__EXERCISE__. Reproduce all the lines exactly as they stand, apart from the pictures.

:: INFORMATION PROVIDED

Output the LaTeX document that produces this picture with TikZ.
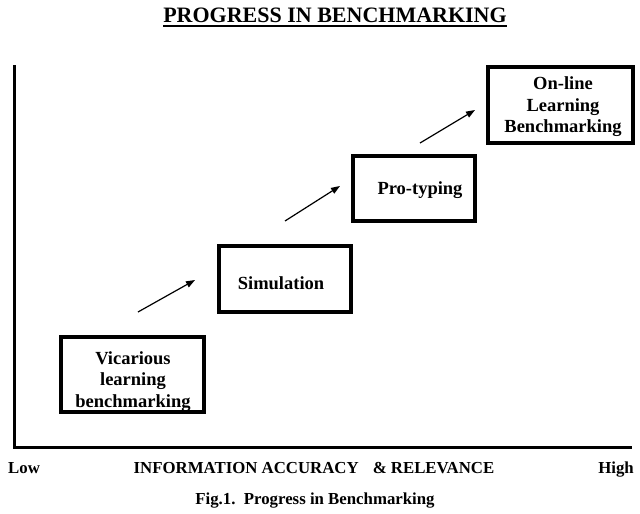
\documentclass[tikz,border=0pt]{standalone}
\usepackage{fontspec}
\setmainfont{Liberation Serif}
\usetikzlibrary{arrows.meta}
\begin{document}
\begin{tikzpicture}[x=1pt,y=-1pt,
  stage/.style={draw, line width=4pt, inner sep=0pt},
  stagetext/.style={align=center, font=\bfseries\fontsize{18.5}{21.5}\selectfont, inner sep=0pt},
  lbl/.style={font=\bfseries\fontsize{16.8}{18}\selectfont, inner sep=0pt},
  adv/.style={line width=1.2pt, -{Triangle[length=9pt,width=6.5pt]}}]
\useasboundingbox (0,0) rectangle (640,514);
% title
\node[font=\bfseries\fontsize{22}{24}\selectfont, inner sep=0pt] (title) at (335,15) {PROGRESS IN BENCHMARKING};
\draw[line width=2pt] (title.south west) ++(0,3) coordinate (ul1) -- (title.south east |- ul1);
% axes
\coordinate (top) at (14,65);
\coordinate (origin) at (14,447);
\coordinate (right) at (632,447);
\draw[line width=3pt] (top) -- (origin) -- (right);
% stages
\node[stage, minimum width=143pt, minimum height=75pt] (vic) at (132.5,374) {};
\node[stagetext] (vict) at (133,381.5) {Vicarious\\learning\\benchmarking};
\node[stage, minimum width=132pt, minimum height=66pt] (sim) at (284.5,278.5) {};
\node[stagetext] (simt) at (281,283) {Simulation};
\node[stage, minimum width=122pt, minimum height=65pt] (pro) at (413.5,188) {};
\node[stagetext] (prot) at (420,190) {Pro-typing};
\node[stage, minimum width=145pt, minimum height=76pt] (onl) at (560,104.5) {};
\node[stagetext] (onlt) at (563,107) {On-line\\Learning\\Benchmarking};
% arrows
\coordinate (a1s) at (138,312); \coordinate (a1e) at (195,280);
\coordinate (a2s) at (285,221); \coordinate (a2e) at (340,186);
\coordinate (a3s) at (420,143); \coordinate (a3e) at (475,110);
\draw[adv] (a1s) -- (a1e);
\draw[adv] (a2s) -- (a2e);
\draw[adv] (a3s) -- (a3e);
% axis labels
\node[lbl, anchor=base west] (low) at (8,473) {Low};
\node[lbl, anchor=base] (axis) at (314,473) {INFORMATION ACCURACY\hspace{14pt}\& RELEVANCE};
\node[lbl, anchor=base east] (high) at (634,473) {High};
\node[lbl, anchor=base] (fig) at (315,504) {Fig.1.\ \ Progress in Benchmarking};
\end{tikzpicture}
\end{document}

::::

__EXERCISE OUTPUT__.
Output the LaTeX document that produces this picture with TikZ.
\documentclass[tikz,border=0pt]{standalone}
\usepackage{fontspec}
\setmainfont{Liberation Serif}
\usetikzlibrary{arrows.meta}
\begin{document}
\begin{tikzpicture}[x=1pt,y=-1pt,
  stage/.style={draw, line width=4pt, inner sep=0pt},
  stagetext/.style={align=center, font=\bfseries\fontsize{18.5}{21.5}\selectfont, inner sep=0pt},
  lbl/.style={font=\bfseries\fontsize{16.8}{18}\selectfont, inner sep=0pt},
  adv/.style={line width=1.2pt, -{Triangle[length=9pt,width=6.5pt]}}]
\useasboundingbox (0,0) rectangle (640,514);
% title
\node[font=\bfseries\fontsize{22}{24}\selectfont, inner sep=0pt] (title) at (335,15) {PROGRESS IN BENCHMARKING};
\draw[line width=2pt] (title.south west) ++(0,3) coordinate (ul1) -- (title.south east |- ul1);
% axes
\coordinate (top) at (14,65);
\coordinate (origin) at (14,447);
\coordinate (right) at (632,447);
\draw[line width=3pt] (top) -- (origin) -- (right);
% stages
\node[stage, minimum width=143pt, minimum height=75pt] (vic) at (132.5,374) {};
\node[stagetext] (vict) at (133,381.5) {Vicarious\\learning\\benchmarking};
\node[stage, minimum width=132pt, minimum height=66pt] (sim) at (284.5,278.5) {};
\node[stagetext] (simt) at (281,283) {Simulation};
\node[stage, minimum width=122pt, minimum height=65pt] (pro) at (413.5,188) {};
\node[stagetext] (prot) at (420,190) {Pro-typing};
\node[stage, minimum width=145pt, minimum height=76pt] (onl) at (560,104.5) {};
\node[stagetext] (onlt) at (563,107) {On-line\\Learning\\Benchmarking};
% arrows
\coordinate (a1s) at (138,312); \coordinate (a1e) at (195,280);
\coordinate (a2s) at (285,221); \coordinate (a2e) at (340,186);
\coordinate (a3s) at (420,143); \coordinate (a3e) at (475,110);
\draw[adv] (a1s) -- (a1e);
\draw[adv] (a2s) -- (a2e);
\draw[adv] (a3s) -- (a3e);
% axis labels
\node[lbl, anchor=base west] (low) at (8,473) {Low};
\node[lbl, anchor=base] (axis) at (314,473) {INFORMATION ACCURACY\hspace{14pt}\& RELEVANCE};
\node[lbl, anchor=base east] (high) at (634,473) {High};
\node[lbl, anchor=base] (fig) at (315,504) {Fig.1.\ \ Progress in Benchmarking};
\end{tikzpicture}
\end{document}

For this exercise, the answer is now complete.